Copy every line that mentions the word "chart".

# Information given
⟨

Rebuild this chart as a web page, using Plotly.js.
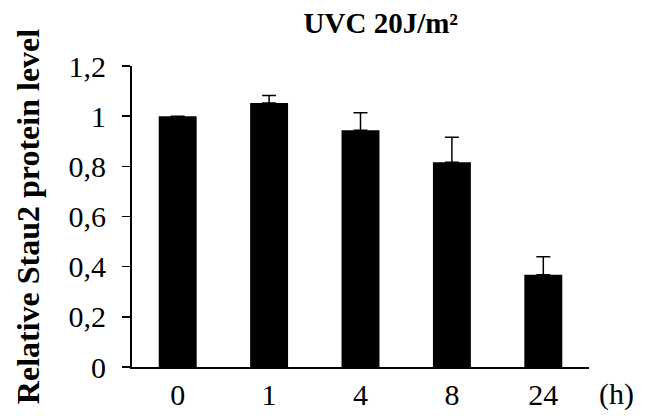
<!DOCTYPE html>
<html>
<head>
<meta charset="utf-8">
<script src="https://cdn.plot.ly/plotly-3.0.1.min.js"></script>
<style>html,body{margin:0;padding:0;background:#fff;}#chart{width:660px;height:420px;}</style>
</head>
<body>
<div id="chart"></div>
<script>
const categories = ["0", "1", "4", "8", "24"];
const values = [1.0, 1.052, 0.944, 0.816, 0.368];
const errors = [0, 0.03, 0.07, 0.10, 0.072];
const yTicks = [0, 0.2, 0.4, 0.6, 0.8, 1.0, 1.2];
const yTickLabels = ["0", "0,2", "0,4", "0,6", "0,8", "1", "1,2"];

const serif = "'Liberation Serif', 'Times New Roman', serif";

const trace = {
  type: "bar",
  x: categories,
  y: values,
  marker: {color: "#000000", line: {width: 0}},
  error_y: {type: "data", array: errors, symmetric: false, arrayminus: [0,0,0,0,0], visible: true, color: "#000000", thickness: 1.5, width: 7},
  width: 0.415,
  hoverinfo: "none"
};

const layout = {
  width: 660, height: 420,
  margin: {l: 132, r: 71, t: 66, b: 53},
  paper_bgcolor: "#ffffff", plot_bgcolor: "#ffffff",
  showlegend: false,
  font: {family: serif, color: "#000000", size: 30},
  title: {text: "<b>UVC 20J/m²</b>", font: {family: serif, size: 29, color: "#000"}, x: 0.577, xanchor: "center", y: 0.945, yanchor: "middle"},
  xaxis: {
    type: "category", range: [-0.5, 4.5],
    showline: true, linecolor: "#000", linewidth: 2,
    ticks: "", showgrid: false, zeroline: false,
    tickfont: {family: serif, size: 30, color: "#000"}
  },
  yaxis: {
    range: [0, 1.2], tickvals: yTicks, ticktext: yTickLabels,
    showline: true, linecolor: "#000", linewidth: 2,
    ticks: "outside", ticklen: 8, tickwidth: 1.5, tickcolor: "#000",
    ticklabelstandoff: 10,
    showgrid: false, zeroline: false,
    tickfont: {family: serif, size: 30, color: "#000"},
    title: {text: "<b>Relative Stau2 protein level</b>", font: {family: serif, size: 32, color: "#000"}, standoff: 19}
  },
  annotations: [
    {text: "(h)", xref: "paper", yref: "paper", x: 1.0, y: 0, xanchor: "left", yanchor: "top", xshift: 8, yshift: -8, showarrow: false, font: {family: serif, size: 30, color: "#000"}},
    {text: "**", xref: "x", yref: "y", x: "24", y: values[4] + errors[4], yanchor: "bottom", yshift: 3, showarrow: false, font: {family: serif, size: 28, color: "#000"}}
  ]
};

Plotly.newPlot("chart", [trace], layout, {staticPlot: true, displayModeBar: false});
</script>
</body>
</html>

⟩
⟨

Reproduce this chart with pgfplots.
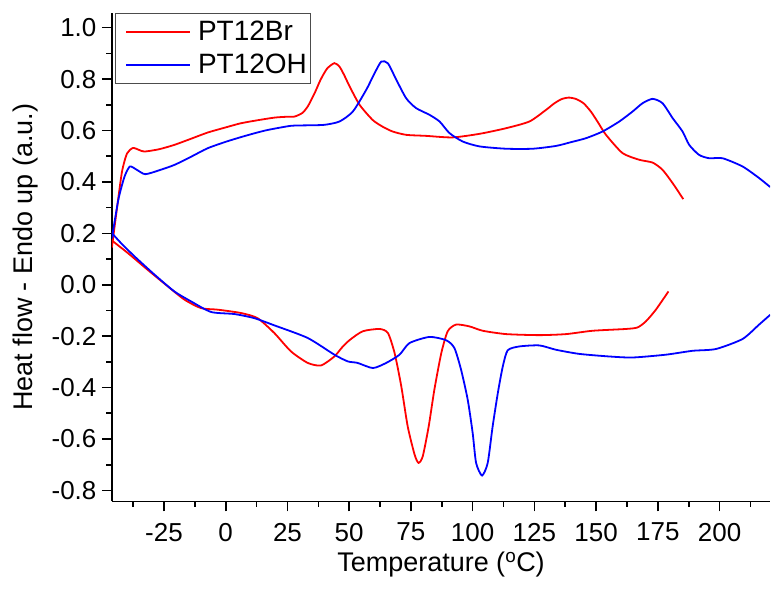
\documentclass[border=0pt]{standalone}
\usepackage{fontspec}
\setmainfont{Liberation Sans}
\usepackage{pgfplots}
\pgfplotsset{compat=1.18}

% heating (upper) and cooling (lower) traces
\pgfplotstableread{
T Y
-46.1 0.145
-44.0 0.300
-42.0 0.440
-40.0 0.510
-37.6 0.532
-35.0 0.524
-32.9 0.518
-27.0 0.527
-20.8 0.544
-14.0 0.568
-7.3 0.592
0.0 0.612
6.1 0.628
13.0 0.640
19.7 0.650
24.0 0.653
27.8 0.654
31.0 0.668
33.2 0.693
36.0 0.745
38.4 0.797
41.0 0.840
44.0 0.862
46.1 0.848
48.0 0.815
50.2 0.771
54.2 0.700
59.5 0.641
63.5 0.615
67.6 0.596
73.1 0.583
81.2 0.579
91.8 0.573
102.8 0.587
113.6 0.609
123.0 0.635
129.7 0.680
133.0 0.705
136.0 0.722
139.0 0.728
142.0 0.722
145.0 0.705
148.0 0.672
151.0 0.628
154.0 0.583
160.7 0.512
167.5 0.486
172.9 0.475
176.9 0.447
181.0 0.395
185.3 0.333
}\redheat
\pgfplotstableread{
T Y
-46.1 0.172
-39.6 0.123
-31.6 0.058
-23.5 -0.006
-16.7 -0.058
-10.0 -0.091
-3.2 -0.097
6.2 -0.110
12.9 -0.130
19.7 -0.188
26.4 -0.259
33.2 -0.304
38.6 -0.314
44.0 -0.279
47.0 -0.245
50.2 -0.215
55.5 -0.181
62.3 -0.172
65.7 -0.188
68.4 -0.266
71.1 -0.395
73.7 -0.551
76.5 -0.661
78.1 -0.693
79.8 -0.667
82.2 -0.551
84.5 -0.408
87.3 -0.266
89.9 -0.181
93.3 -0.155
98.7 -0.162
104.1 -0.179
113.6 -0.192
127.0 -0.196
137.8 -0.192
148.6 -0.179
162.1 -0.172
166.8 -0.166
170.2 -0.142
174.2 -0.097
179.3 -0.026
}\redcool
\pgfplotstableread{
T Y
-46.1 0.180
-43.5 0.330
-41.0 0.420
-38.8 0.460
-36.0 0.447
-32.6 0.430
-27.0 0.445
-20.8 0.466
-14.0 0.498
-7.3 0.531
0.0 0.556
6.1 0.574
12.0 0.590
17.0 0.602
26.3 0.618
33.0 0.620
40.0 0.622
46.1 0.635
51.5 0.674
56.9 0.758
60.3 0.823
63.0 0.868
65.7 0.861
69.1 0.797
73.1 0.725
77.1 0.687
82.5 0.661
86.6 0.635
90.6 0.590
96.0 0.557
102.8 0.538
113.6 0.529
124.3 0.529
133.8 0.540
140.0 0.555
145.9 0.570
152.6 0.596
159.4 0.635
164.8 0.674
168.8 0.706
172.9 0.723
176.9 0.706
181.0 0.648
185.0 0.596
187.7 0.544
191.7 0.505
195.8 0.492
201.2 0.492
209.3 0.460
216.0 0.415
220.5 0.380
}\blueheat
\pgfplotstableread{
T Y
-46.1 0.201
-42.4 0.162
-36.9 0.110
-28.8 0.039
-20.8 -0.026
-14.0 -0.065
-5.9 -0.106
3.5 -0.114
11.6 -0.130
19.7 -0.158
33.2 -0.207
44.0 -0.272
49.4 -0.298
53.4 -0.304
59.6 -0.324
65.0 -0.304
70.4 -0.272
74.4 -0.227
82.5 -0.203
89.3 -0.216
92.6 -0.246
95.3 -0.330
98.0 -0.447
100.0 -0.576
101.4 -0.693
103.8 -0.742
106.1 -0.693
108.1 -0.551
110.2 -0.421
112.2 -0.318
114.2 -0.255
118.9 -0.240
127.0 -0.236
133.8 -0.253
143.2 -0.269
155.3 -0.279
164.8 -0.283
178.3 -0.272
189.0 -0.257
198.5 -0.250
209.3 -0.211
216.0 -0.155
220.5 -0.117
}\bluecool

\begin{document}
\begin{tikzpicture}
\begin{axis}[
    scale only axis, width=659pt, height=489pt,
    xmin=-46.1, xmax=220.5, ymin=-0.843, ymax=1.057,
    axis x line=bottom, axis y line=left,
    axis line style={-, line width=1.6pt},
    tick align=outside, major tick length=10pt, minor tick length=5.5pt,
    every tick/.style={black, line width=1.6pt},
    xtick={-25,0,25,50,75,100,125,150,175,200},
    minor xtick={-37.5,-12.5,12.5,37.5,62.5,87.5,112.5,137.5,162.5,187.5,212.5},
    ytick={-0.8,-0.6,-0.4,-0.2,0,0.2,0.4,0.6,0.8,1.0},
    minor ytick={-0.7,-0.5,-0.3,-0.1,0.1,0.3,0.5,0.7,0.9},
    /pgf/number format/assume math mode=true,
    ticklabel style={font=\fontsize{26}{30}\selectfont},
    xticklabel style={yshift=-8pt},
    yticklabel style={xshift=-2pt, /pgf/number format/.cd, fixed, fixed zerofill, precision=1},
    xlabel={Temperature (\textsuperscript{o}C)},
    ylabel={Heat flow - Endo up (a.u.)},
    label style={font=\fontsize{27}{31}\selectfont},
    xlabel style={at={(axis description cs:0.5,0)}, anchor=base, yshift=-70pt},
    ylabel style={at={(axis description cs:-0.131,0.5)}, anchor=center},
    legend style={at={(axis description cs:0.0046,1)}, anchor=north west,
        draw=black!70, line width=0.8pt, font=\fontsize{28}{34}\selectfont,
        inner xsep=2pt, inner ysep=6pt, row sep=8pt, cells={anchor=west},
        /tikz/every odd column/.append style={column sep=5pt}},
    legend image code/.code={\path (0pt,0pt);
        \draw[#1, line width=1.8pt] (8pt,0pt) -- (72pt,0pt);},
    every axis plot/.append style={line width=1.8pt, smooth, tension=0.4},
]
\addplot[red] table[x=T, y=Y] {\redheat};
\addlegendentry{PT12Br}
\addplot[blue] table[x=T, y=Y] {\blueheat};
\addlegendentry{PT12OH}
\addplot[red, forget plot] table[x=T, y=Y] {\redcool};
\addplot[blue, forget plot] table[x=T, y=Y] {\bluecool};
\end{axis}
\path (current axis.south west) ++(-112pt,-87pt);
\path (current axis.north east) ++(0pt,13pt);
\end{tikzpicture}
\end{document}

⟩

# Finished task
Rebuild this chart as a web page, using Plotly.js.
<style>html,body{margin:0;padding:0;background:#fff;}#chart{width:660px;height:420px;}</style>
<div id="chart"></div>
Plotly.newPlot("chart", [trace], layout, {staticPlot: true, displayModeBar: false});
Reproduce this chart with pgfplots.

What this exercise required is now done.